Start of Input
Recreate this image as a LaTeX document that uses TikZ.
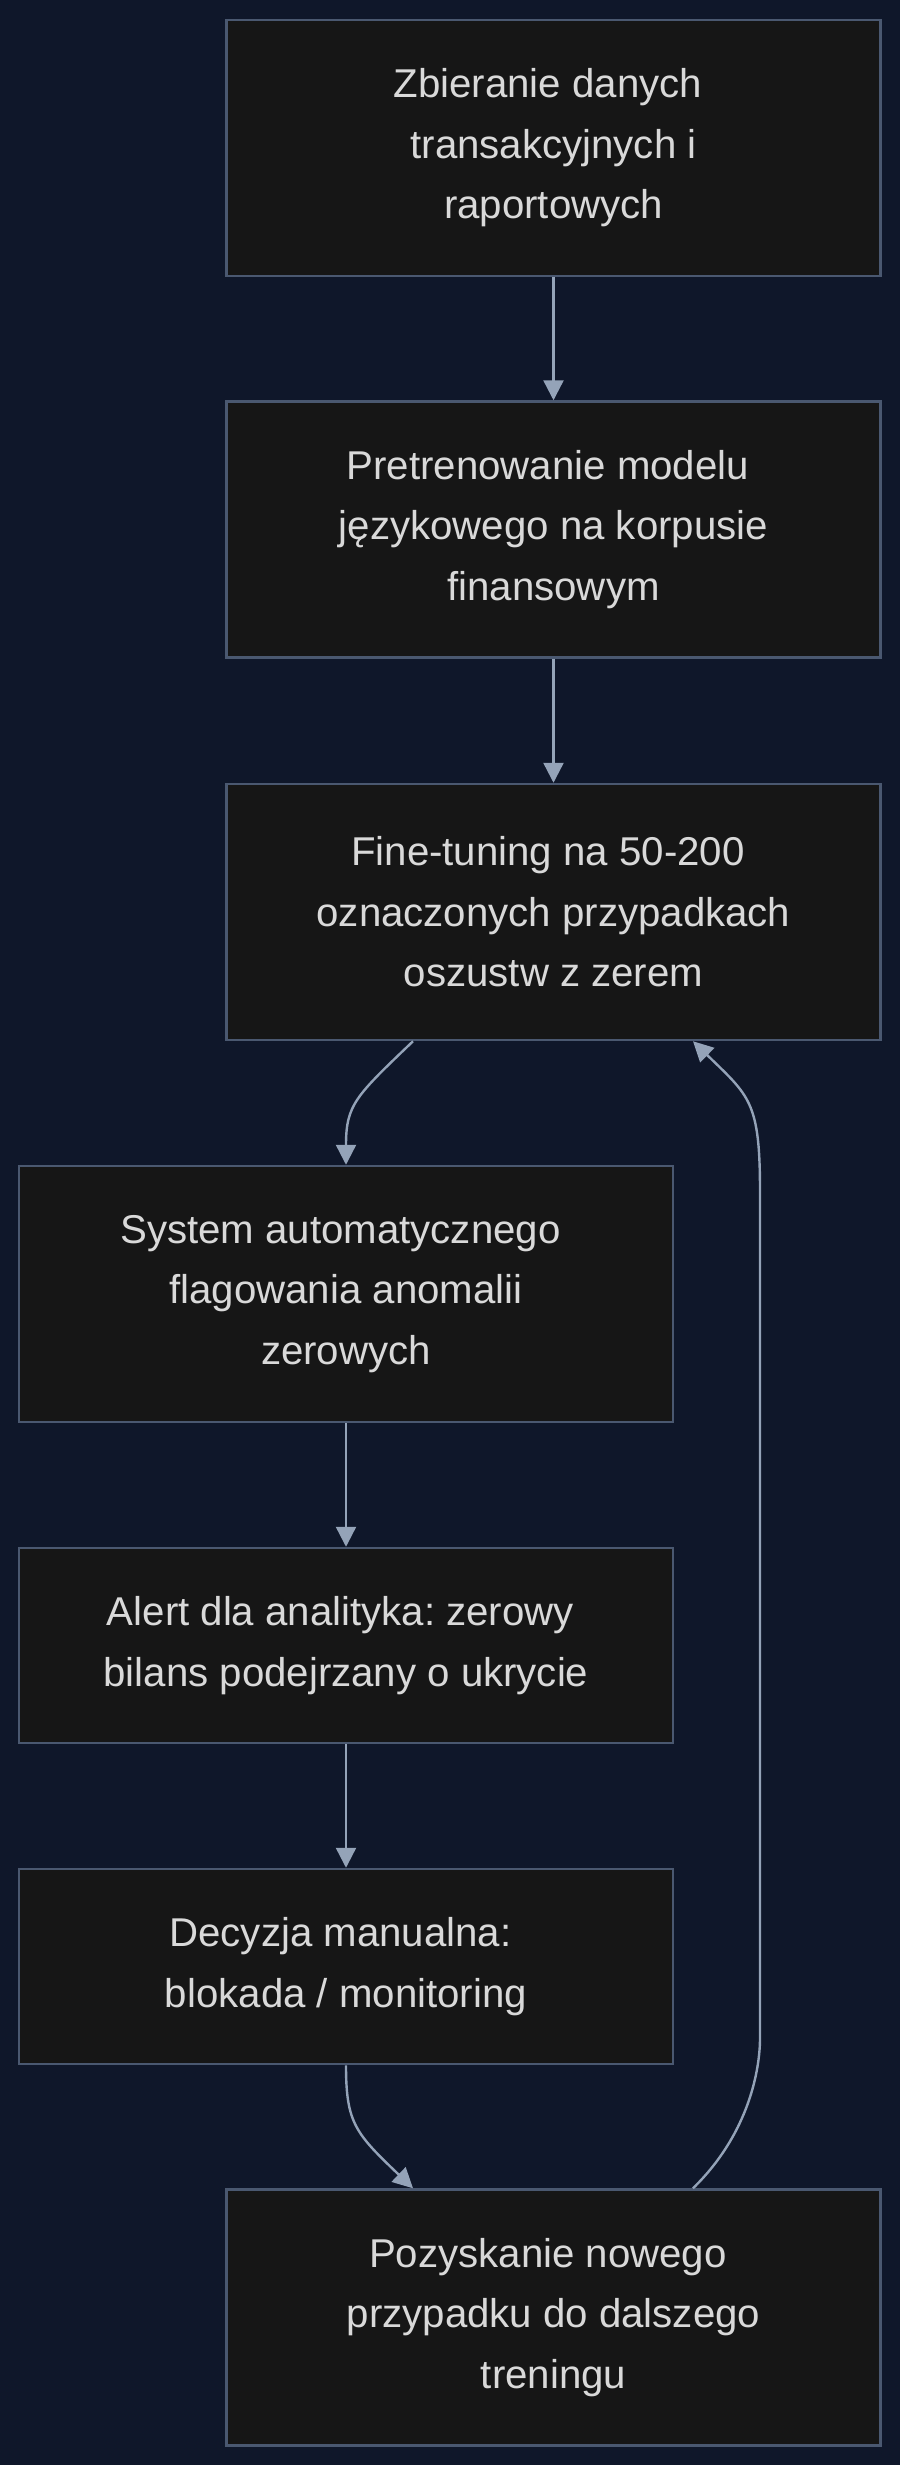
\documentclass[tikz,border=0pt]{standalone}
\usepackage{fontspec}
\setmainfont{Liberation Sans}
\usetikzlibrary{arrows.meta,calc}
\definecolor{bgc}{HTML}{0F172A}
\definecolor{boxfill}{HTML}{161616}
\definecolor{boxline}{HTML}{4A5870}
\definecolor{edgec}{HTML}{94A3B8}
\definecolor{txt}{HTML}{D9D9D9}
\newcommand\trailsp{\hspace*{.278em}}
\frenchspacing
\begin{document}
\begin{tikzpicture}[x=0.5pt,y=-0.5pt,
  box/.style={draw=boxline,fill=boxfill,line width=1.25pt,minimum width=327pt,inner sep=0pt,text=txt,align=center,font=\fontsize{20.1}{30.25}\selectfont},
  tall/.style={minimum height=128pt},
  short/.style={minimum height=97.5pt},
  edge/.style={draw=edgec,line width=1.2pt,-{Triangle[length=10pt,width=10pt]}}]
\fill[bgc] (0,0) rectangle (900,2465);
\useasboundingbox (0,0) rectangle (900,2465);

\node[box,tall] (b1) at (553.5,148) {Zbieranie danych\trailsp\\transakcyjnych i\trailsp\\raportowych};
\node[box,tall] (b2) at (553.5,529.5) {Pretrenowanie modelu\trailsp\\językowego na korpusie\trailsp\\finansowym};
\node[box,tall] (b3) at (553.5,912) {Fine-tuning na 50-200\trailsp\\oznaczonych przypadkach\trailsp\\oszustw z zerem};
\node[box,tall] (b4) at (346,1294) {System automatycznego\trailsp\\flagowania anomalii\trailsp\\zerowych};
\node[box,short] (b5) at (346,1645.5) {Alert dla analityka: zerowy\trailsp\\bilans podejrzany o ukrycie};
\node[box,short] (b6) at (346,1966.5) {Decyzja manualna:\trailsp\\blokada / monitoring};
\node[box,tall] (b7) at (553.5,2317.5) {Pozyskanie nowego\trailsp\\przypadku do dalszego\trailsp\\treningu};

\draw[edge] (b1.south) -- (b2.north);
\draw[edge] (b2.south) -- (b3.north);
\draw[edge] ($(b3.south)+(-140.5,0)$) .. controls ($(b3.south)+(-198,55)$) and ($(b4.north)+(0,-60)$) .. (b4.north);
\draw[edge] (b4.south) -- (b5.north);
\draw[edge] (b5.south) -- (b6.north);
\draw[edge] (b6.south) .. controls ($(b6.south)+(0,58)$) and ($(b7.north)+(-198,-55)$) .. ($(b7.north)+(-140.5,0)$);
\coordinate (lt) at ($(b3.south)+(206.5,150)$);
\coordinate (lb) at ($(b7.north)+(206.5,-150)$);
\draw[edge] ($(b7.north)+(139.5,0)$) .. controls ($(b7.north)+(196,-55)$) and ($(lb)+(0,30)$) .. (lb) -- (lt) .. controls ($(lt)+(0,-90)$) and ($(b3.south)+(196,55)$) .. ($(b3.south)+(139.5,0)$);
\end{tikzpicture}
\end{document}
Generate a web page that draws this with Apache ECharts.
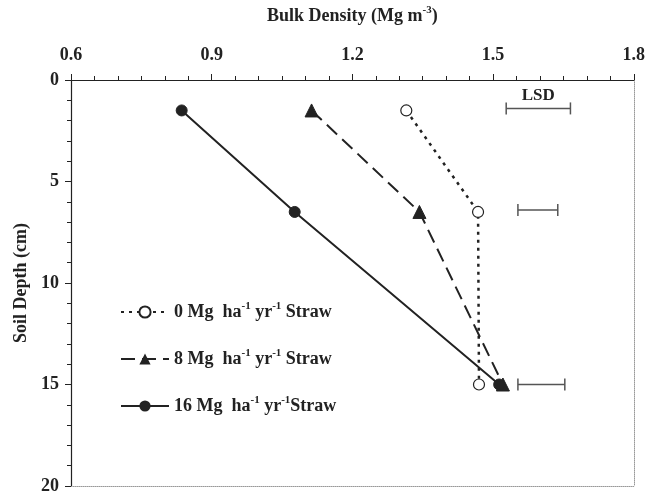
End of Input
* **Given request**: Write out exactly the lines between the start of the data and the line with "(b7) at (553.5,2317.5)", including both, but none of the pictures.

* **Task output**:
Recreate this image as a LaTeX document that uses TikZ.
\documentclass[tikz,border=0pt]{standalone}
\usepackage{fontspec}
\setmainfont{Liberation Sans}
\usetikzlibrary{arrows.meta,calc}
\definecolor{bgc}{HTML}{0F172A}
\definecolor{boxfill}{HTML}{161616}
\definecolor{boxline}{HTML}{4A5870}
\definecolor{edgec}{HTML}{94A3B8}
\definecolor{txt}{HTML}{D9D9D9}
\newcommand\trailsp{\hspace*{.278em}}
\frenchspacing
\begin{document}
\begin{tikzpicture}[x=0.5pt,y=-0.5pt,
  box/.style={draw=boxline,fill=boxfill,line width=1.25pt,minimum width=327pt,inner sep=0pt,text=txt,align=center,font=\fontsize{20.1}{30.25}\selectfont},
  tall/.style={minimum height=128pt},
  short/.style={minimum height=97.5pt},
  edge/.style={draw=edgec,line width=1.2pt,-{Triangle[length=10pt,width=10pt]}}]
\fill[bgc] (0,0) rectangle (900,2465);
\useasboundingbox (0,0) rectangle (900,2465);

\node[box,tall] (b1) at (553.5,148) {Zbieranie danych\trailsp\\transakcyjnych i\trailsp\\raportowych};
\node[box,tall] (b2) at (553.5,529.5) {Pretrenowanie modelu\trailsp\\językowego na korpusie\trailsp\\finansowym};
\node[box,tall] (b3) at (553.5,912) {Fine-tuning na 50-200\trailsp\\oznaczonych przypadkach\trailsp\\oszustw z zerem};
\node[box,tall] (b4) at (346,1294) {System automatycznego\trailsp\\flagowania anomalii\trailsp\\zerowych};
\node[box,short] (b5) at (346,1645.5) {Alert dla analityka: zerowy\trailsp\\bilans podejrzany o ukrycie};
\node[box,short] (b6) at (346,1966.5) {Decyzja manualna:\trailsp\\blokada / monitoring};
\node[box,tall] (b7) at (553.5,2317.5) {Pozyskanie nowego\trailsp\\przypadku do dalszego\trailsp\\treningu};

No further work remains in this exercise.